Greece and FYROM: Challenges and Opportunities

by Costas Iordanidis

(“Kathimerini”, English Edition, May 14, 2001)

The national unity government formed in the Former Republic of Macedonia (FYROM) under Prime Minister Ljubco Georgievski after intense NATO and EU pressure comprises an ultimate, but potentially fruitless, attempt to resolve the conflict. Hostilities were triggered by ethnic Albanian extremism, which in turn was fueled by former Serb President Slobodan Milosevic’s policies and the championing of ethnic Albanian rebels in Kosovo by some figures in former US President Bill Clinton’s administration and by Washington’s European allies.

Albanian momentum is now the strongest in the Balkans, and ethnic Albanians will eventually manage to impose their demands in FYROM which appears heading—at best—toward partition.

In this light, the sooner Athens realizes this the better it will be for our country. Ever since the downfall of the Balkan communist regimes, Greece has played a peripheral role in developments, with only entrepreneurial activity partly offsetting the poor political efforts.

The Greek government believes constitutional reform will upgrade ethnic Albanians into a constitutive element of FYROM and open the way toward resolving the name issue.
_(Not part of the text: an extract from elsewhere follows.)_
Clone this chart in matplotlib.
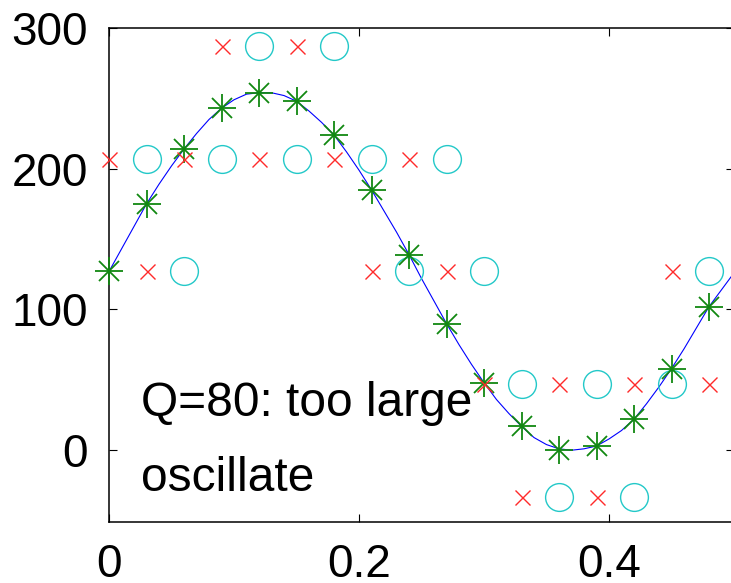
import matplotlib
matplotlib.use("Agg")
import matplotlib.pyplot as plt

plt.rcParams['font.family'] = ['Liberation Sans', 'DejaVu Sans']

# continuous signal (blue line), read at 0.01 steps
line_x = [i / 100 for i in range(51)]
line_y = [127, 143, 159, 175, 189, 202, 214, 225, 235, 243,
          249, 253, 254, 254, 252, 248, 241, 233, 224, 212,
          199, 185, 170, 155, 139, 122, 106, 90, 75, 61,
          48, 36, 26, 17, 9, 4, 1, 0, 1, 3,
          8, 14, 22, 33, 45, 58, 72, 87, 102, 114, 126]

# samples (green asterisks)
sample_x = [0.00, 0.03, 0.06, 0.09, 0.12, 0.15, 0.18, 0.21, 0.24,
            0.27, 0.30, 0.33, 0.36, 0.39, 0.42, 0.45, 0.48]
sample_y = [127, 175, 214, 243, 254, 248, 224, 185, 139,
            90, 48, 17, 0, 3, 22, 58, 102]

# quantized values Q=80 (red x)
quant_y = [207, 127, 207, 287, 207, 287, 207, 127, 207,
           127, 47, -33, 47, -33, 47, 127, 47]

# delayed quantized values (cyan circles)
delay_x = [0.03, 0.06, 0.09, 0.12, 0.15, 0.18, 0.21, 0.24,
           0.27, 0.30, 0.33, 0.36, 0.39, 0.42, 0.45, 0.48]
delay_y = [207, 127, 207, 287, 207, 287, 207, 127,
           207, 127, 47, -33, 47, -33, 47, 127]

xticks = [0, 0.2, 0.4]
xticklabels = ['0', '0.2', '0.4']
yticks = [0, 100, 200, 300]
yticklabels = ['0', '100', '200', '300']

fig = plt.figure(figsize=(7.31, 5.83), dpi=100)
ax = fig.add_axes([109 / 731, 61 / 583, (734 - 109) / 731, (522 - 28) / 583])

ax.plot(line_x, line_y, color='#0000ff', lw=0.8, zorder=2)
ax.plot(delay_x, delay_y, ls='none', marker='o', ms=20, mfc='none',
        mec='#22c8c8', mew=1.0, zorder=3, clip_on=False)
ax.plot(sample_x, sample_y, ls='none', marker='+', ms=19.5,
        mec='#118811', mew=1.3, zorder=4, clip_on=False)
ax.plot(sample_x, sample_y, ls='none', marker='x', ms=13.8,
        mec='#118811', mew=1.3, zorder=4, clip_on=False)
ax.plot(sample_x, quant_y, ls='none', marker='x', ms=10.8,
        mec='#ff2a2a', mew=1.0, zorder=5, clip_on=False)

ax.set_xlim(0, 0.5)
ax.set_ylim(-51, 300)
ax.set_xticks(xticks)
ax.set_xticklabels(xticklabels)
ax.set_yticks(yticks)
ax.set_yticklabels(yticklabels)
ax.tick_params(direction='in', length=5.5, width=0.8, labelsize=33,
               top=True, right=True)
ax.tick_params(axis='x', pad=15)
ax.tick_params(axis='y', pad=15)
for s in ax.spines.values():
    s.set_linewidth(1.1)

ax.text(0.0255, 24, 'Q=80: too large', fontsize=34.5, va='baseline', ha='left')
ax.text(0.0255, -29, 'oscillate', fontsize=34.5, va='baseline', ha='left')

fig.savefig('out.png', dpi=100)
Skopje tells Greece that any name change requires constitutional amendment, which needs a two-thirds majority in Parliament. Now constitutional reform seems unavoidable, in effect undoing Skopje’s argument. This is a creditable diplomatic maneuver by the Foreign Ministry, but there is little use for a settlement when the future status of the interlocutor is so uncertain.

NATO and the EU hope any constitutional changes will secure FYROM’s integrity. But the UN Security Council has already started discussions on Kosovo’s constitutional status, which creates the impression that FYROM Albanians will seek substantial autonomy—as do their brothers in Kosovo—which will inevitably curtail any central government’s power.

Furthermore, any solution will be provisional simply because ethnic Albanian nationalism in FYROM will be fueled by Kosovo until it finally achieves full independence.

The morale of Slav-Macedonians in FYROM is feeble and the country does not have enough troops to endure prolonged conflict.

Foreign Minister George Papandreou recently proposed that a special force consisting of UN or OSCE troops conduct a campaign to collect small weapons held by FYROM Albanians. Papandreou’s proposal, however, fell flat, as there were problems funding the operation.

NATO and EU countries, which spent enormous sums fighting Serbia and now in keeping troops in Kosovo, are unwilling to provide financial aid for the area’s reconstruction, while the much-hyped Stability Pact is basically a dead letter.

In effect, the southwestern Balkans have been left to their fate, meaning the ethnic Albanians will likely achieve their national goals. The only benefit for Greece of all this would be the establishment of a special status in southern Albania for ethnic Greeks living there.